The truth is that the world and our fantasies often overlap. Franklin Pangborn’s character, that meticulous, preening stuffed shirt, is not only a fiction of the screen. Once, with my own eyes, I saw his reincarnation. Several years ago, my husband and I were in Paris. He had some business there, and we were put up in a grand old hotel near the Louvre. It happened that the French actor Gerard Depardieu had taken it into his head to meet my husband, and a rendezvous was arranged in the hotel lobby. Depardieu’s name had well before then become synonymous with French movies. It seemed to me that every French film I saw had that man in it. His fame was incontrovertible. The actor entered the hotel. Unlike many movie stars, he did not disappoint off the screen. He is a very large man, a formidable man, and he burns with energy. Clad in a leather jacket, his motorcycle helmet tucked under his arm, he headed toward us, his gait determined but galumphing. Depardieu exuded nothing so much as testosterone, an unvarnished, out-of-the-street maleness that, to be honest, bowled me over. From the corner of my eye, I noticed the manager of the hotel notice who had just entered his establishment. Visible but controlled excitement could be seen on his features. His face made it eminently clear that the closer Depardieu came to us, the higher our status rose in that hotel. His sharp eyes never left the celebrity. The actor arrived at our table in the lobby. He greeted my husband, the two other people with us, and me. I remember that he boomed my name with pleasure, shook my hand with the powerful grip I had expected, and seated himself.
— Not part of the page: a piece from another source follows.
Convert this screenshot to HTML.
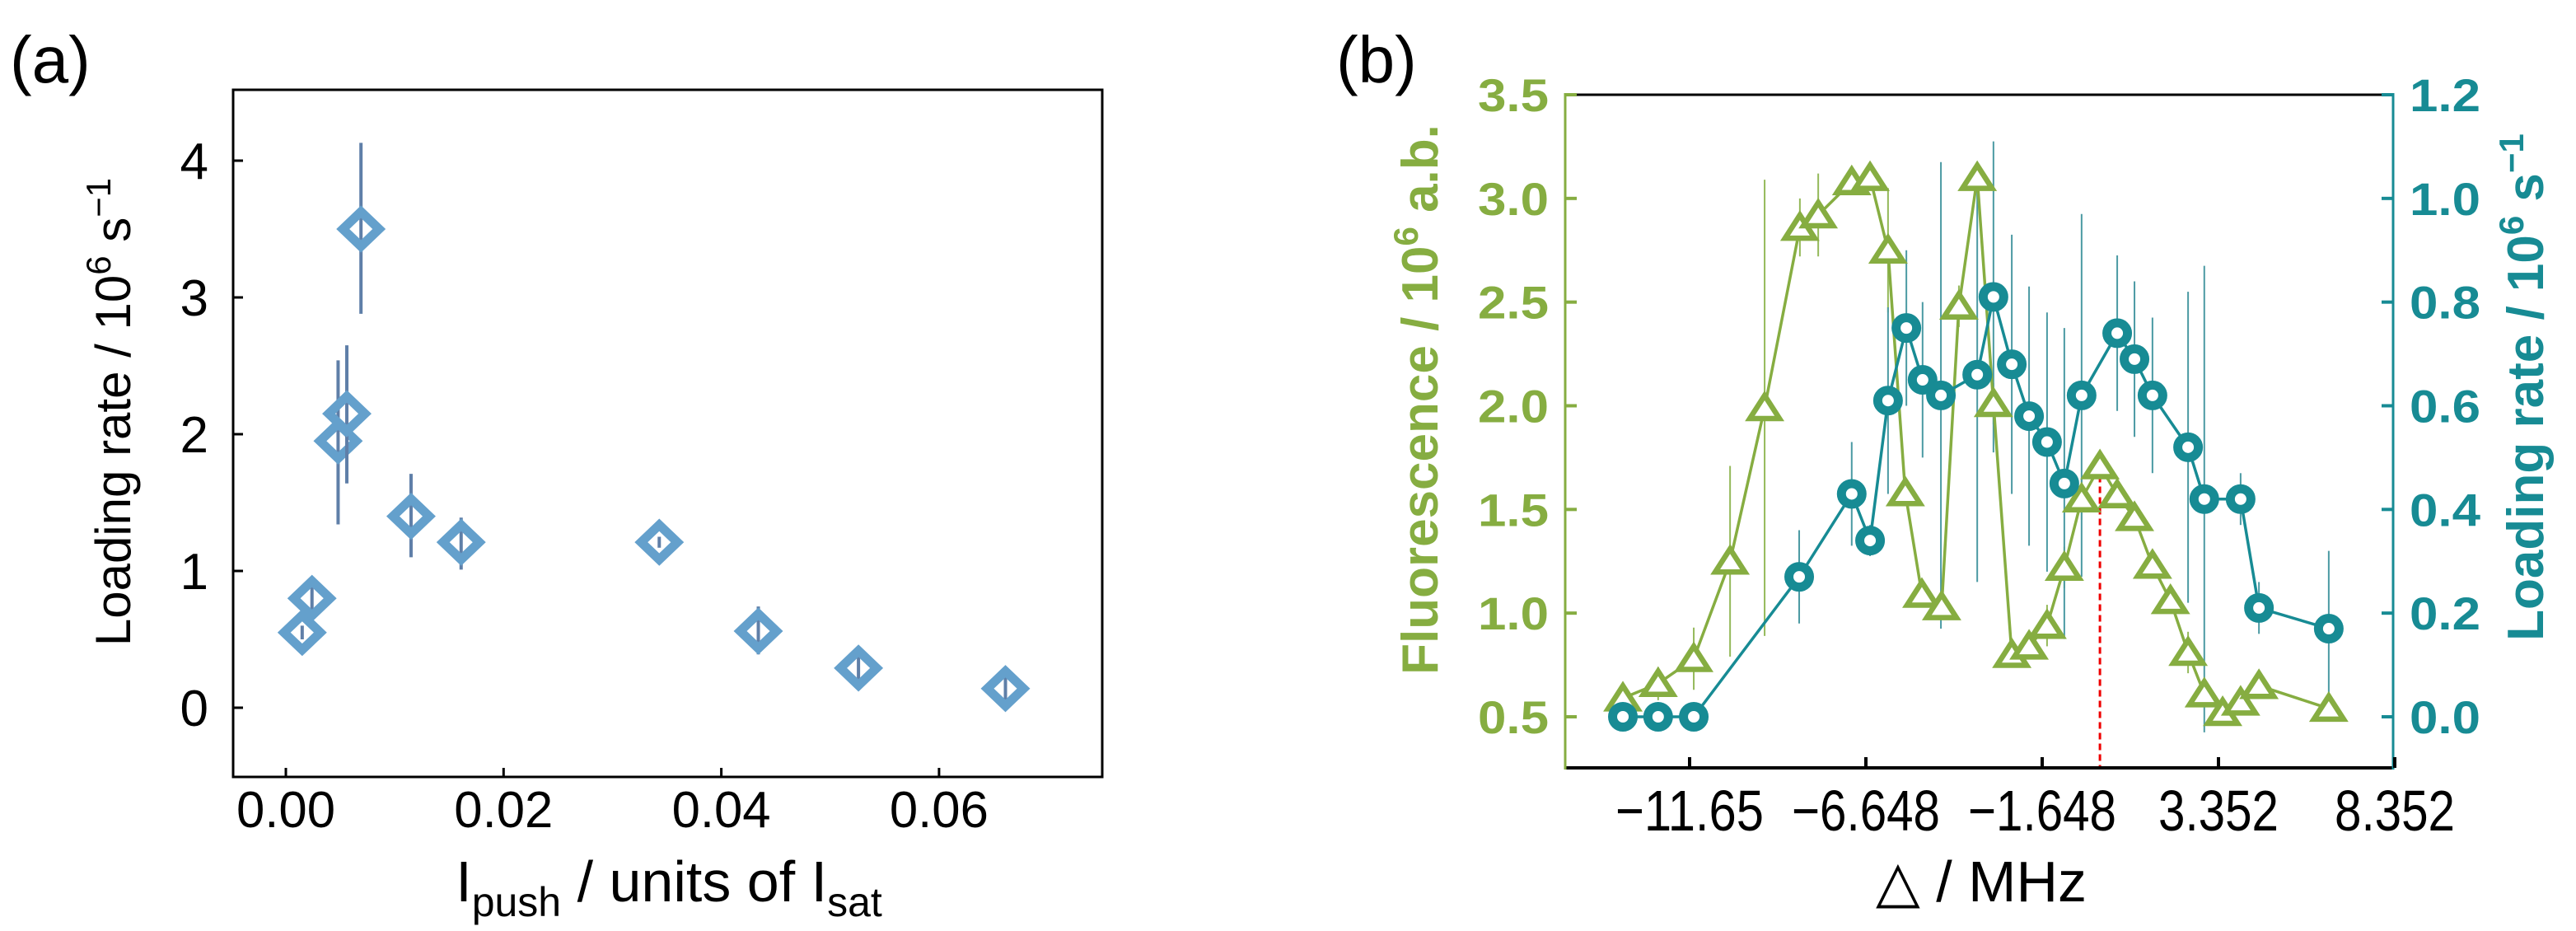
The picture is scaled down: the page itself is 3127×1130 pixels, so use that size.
<!DOCTYPE html>
<html><head><meta charset="utf-8"><style>
html,body{margin:0;padding:0;background:#fff;overflow:hidden;}
svg{display:block;}
.s{font-family:"Liberation Sans","DejaVu Sans",sans-serif;}
</style></head><body>
<svg id="fig" width="3127" height="1130" viewBox="0 0 3127 1130" xmlns="http://www.w3.org/2000/svg">
<text x="12" y="100" class="s" font-size="80">(a)</text>
<text x="1622" y="100" class="s" font-size="80">(b)</text>
<g id="pa"></g>
<g id="pb"></g>
</svg>
<script>
// Panel (a) data
const aX = [0.0015,0.0024,0.0048,0.0056,0.0069,0.0115,0.0161,0.0343,0.0434,0.0526,0.0661];
const aY = [0.55,0.80,1.95,2.15,3.50,1.40,1.21,1.21,0.56,0.29,0.14];
const aErrLo = [0.05,0.12,0.61,0.51,0.62,0.30,0.20,0.04,0.17,0.14,0.13];
const aErrHi = [0.05,0.13,0.59,0.50,0.63,0.31,0.18,0.04,0.18,0.13,0.15];
const aXTicks = ["0.00","0.02","0.04","0.06"];
const aXTickVals = [0,0.02,0.04,0.06];
const aYTicks = ["0","1","2","3","4"];
const aYTickVals = [0,1,2,3,4];
// Panel (b) data
const bX = [-13.54,-12.54,-11.53,-10.5,-9.52,-8.52,-8.0,-7.05,-6.53,-6.02,-5.53,-5.06,-4.50,-4.01,-3.49,-3.03,-2.51,-2.02,-1.51,-1.02,-0.53,-0.01,0.48,0.97,1.48,1.99,2.49,2.95,3.47,3.98,4.50,6.48];
const bFluor = [0.59,0.66,0.78,1.25,1.99,2.86,2.92,3.08,3.10,2.75,1.58,1.09,1.03,2.48,3.10,2.01,0.80,0.84,0.94,1.22,1.55,1.71,1.57,1.46,1.23,1.06,0.81,0.61,0.52,0.57,0.65,0.54];
const bFluorErr = [0.05,0.08,0.15,0.46,1.1,0.14,0.2,0.05,0.05,0.3,0.05,0.05,0.05,0.1,0.05,0.1,0.05,0.05,0.1,0.1,0.1,0.05,0.05,0.05,0.05,0.05,0.1,0.05,0.05,0.05,0.05,0.05];
const bLX = [-13.54,-12.54,-11.53,-8.54,-7.05,-6.53,-6.02,-5.50,-5.04,-4.52,-3.49,-3.03,-2.51,-2.02,-1.51,-1.02,-0.53,0.48,0.97,1.48,2.49,2.95,3.98,4.50,6.48];
const bLoad = [0,0,0,0.27,0.43,0.34,0.61,0.75,0.65,0.62,0.66,0.81,0.68,0.58,0.53,0.45,0.62,0.74,0.69,0.62,0.52,0.42,0.42,0.21,0.17];
const bLoadErr = [0,0,0,0.09,0.1,0.03,0.18,0.15,0.15,0.45,0.4,0.3,0.25,0.25,0.25,0.3,0.35,0.15,0.15,0.15,0.3,0.45,0.05,0.05,0.15];
const bXTicks = ["\u221211.65","\u22126.648","\u22121.648","3.352","8.352"];
const bXTickVals = [-11.648,-6.648,-1.648,3.352,8.352];
const bLTicks = ["0.5","1.0","1.5","2.0","2.5","3.0","3.5"];
const bLTickVals = [0.5,1.0,1.5,2.0,2.5,3.0,3.5];
const bRTicks = ["0.0","0.2","0.4","0.6","0.8","1.0","1.2"];
const bRTickVals = [0,0.2,0.4,0.6,0.8,1.0,1.2];

const NS="http://www.w3.org/2000/svg";
function mk(parent,tag,attrs){const e=document.createElementNS(NS,tag);for(const k in attrs)e.setAttribute(k,attrs[k]);parent.appendChild(e);return e;}
function lin(d0,d1,r0,r1){return v=>r0+(v-d0)*(r1-r0)/(d1-d0);}

// ---- Panel a ----
const pa=document.getElementById('pa');
const ax=lin(0,0.02,347,611.3), ay=lin(0,1,859,693);
let e;
e=mk(pa,'rect',{x:283,y:109,width:1055,height:834,fill:'none',stroke:'#000','stroke-width':3});


aXTickVals.forEach((v,i)=>{
  e=mk(pa,'line',{x1:ax(v),x2:ax(v),y1:943,y2:932,stroke:'#000','stroke-width':3});
  
  
  e=mk(pa,'text',{x:ax(v),y:1004,'text-anchor':'middle','font-size':62,class:'s',textLength:120,lengthAdjust:'spacingAndGlyphs'});e.textContent=aXTicks[i];
  
  
});
aYTickVals.forEach((v,i)=>{
  e=mk(pa,'line',{x1:283,x2:295,y1:ay(v),y2:ay(v),stroke:'#000','stroke-width':3});
  
  
  e=mk(pa,'text',{x:253,y:ay(v)+22,'text-anchor':'end','font-size':62,class:'s'});e.textContent=aYTicks[i];
  
  
});
aX.forEach((x,i)=>{
  const cx=ax(x), cy=ay(aY[i]);
  e=mk(pa,'line',{x1:cx,x2:cx,y1:ay(aY[i]+aErrHi[i]),y2:ay(aY[i]-aErrLo[i]),stroke:'#5f7fa8','stroke-width':4});
  
  
  e=mk(pa,'path',{d:`M${cx} ${cy-21}L${cx+22} ${cy}L${cx} ${cy+21}L${cx-22} ${cy}Z`,fill:'none',stroke:'#64a0cc','stroke-width':11});
  
  
});
e=mk(pa,'text',{transform:'translate(158,500) rotate(-90)','text-anchor':'middle','font-size':60,class:'s'});
e.innerHTML='Loading rate / 10<tspan dy="-24" font-size="42">6</tspan><tspan dy="24"> s</tspan><tspan dy="-24" font-size="42">\u22121</tspan>';


e=mk(pa,'text',{x:812,y:1094,'text-anchor':'middle','font-size':70,class:'s'});
e.innerHTML='I<tspan dy="18" font-size="50">push</tspan><tspan dy="-18"> / units of I</tspan><tspan dy="18" font-size="50">sat</tspan>';



// ---- Panel b ----
const pb=document.getElementById('pb');
const GR='#86ad41', TL='#178b94';
const bx=lin(-1.648,3.352,2479,2693), byL=lin(0.5,3.5,870,115), byR=lin(0,1.2,870,115);
e=mk(pb,'line',{x1:1900,x2:2905,y1:115,y2:115,stroke:'#000','stroke-width':3});


e=mk(pb,'line',{x1:1900,x2:2905,y1:932,y2:932,stroke:'#000','stroke-width':4});


e=mk(pb,'line',{x1:1900,x2:1900,y1:113,y2:934,stroke:GR,'stroke-width':3});


e=mk(pb,'line',{x1:2905,x2:2905,y1:113,y2:934,stroke:TL,'stroke-width':3});


bXTickVals.forEach((v,i)=>{
  e=mk(pb,'line',{x1:bx(v),x2:bx(v),y1:932,y2:919,stroke:'#000','stroke-width':4});
  
  
  e=mk(pb,'text',{x:bx(v),y:1008,'text-anchor':'middle','font-size':70,class:'s',textLength:(i<3?180:146),lengthAdjust:'spacingAndGlyphs'});e.textContent=bXTicks[i];
  
  
});
bLTickVals.forEach((v,i)=>{
  e=mk(pb,'line',{x1:1900,x2:1914,y1:byL(v),y2:byL(v),stroke:GR,'stroke-width':4});
  
  
  e=mk(pb,'text',{x:1880,y:byL(v)+20,'text-anchor':'end','font-size':56,'font-weight':'bold',fill:GR,class:'s',textLength:86,lengthAdjust:'spacingAndGlyphs'});e.textContent=bLTicks[i];
  
  
});
bRTickVals.forEach((v,i)=>{
  e=mk(pb,'line',{x1:2891,x2:2905,y1:byR(v),y2:byR(v),stroke:TL,'stroke-width':4});
  
  
  e=mk(pb,'text',{x:2925,y:byR(v)+20,'text-anchor':'start','font-size':56,'font-weight':'bold',fill:TL,class:'s',textLength:86,lengthAdjust:'spacingAndGlyphs'});e.textContent=bRTicks[i];
  
  
});
bX.forEach((x,i)=>{
  e=mk(pb,'line',{x1:bx(x),x2:bx(x),y1:byL(bFluor[i]+bFluorErr[i]),y2:byL(bFluor[i]-bFluorErr[i]),stroke:'#94b95a','stroke-width':2});
  
  
});
bLX.forEach((x,i)=>{
  e=mk(pb,'line',{x1:bx(x),x2:bx(x),y1:byR(bLoad[i]+bLoadErr[i]),y2:byR(bLoad[i]-bLoadErr[i]),stroke:'#4b9aa3','stroke-width':2});
  
  
});
e=mk(pb,'polyline',{points:bX.map((x,i)=>bx(x)+','+byL(bFluor[i])).join(' '),fill:'none',stroke:GR,'stroke-width':3.5});


e=mk(pb,'polyline',{points:bLX.map((x,i)=>bx(x)+','+byR(bLoad[i])).join(' '),fill:'none',stroke:TL,'stroke-width':3.5});


e=mk(pb,'line',{x1:bx(-0.01),x2:bx(-0.01),y1:byL(1.71)+12,y2:930,stroke:'#e00','stroke-width':3,'stroke-dasharray':'8,5'});


bX.forEach((x,i)=>{
  const cx=bx(x), cy=byL(bFluor[i]);
  e=mk(pb,'path',{d:`M${cx} ${cy-15}L${cx+18} ${cy+13}L${cx-18} ${cy+13}Z`,fill:'#fff',stroke:GR,'stroke-width':6.5,'stroke-linejoin':'miter'});
  
  
});
bLX.forEach((x,i)=>{
  e=mk(pb,'circle',{cx:bx(x),cy:byR(bLoad[i]),r:12.5,fill:'#fff',stroke:TL,'stroke-width':11});
  
  
});
e=mk(pb,'text',{transform:'translate(1745,485) rotate(-90)','text-anchor':'middle','font-size':62,'font-weight':'bold',fill:GR,class:'s'});
e.innerHTML='Fluorescence / 10<tspan dy="-24" font-size="42">6</tspan><tspan dy="24"> a.b.</tspan>';


e=mk(pb,'text',{transform:'translate(3087,470) rotate(-90)','text-anchor':'middle','font-size':62,'font-weight':'bold',fill:TL,class:'s'});
e.innerHTML='Loading rate / 10<tspan dy="-24" font-size="42">6</tspan><tspan dy="24"> s</tspan><tspan dy="-24" font-size="42">\u22121</tspan>';


e=mk(pb,'text',{x:2405,y:1094,'text-anchor':'middle','font-size':70,class:'s'});
e.textContent='\u25B3 / MHz';


</script>
</body></html>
The maitre d’hôtel rushed over. Posture erect, chin up, scrupulously attired in his expensive dark suit and elegant tie, he tried to maintain his equanimity. He did not succeed. In his joy he began to flap his arms just a little, as if he were trying to propel himself off the ground. Then, with a dignified nod of his head in the direction of the famous one, he asked him for his drink order. Mr. Depardieu casually ordered a glass of red wine. The manager turned abruptly on his heels and speed-walked off to get it. He did not take anybody else’s order. He forgot us.
As I watched him leave, I thought of Franklin Pangborn. Franklin Pangborn had been reborn in that hotel lobby, and I was there to witness his inspired silliness. The poor manager behaved in a ridiculous manner, but I felt sorry for him, too. He had breached his own rigorous standards of etiquette and had made a fool of himself. But then we all make fools of ourselves from time to time. And that, I suppose, is at the bottom of this rambling but sincerely felt tribute to the Pangbornian.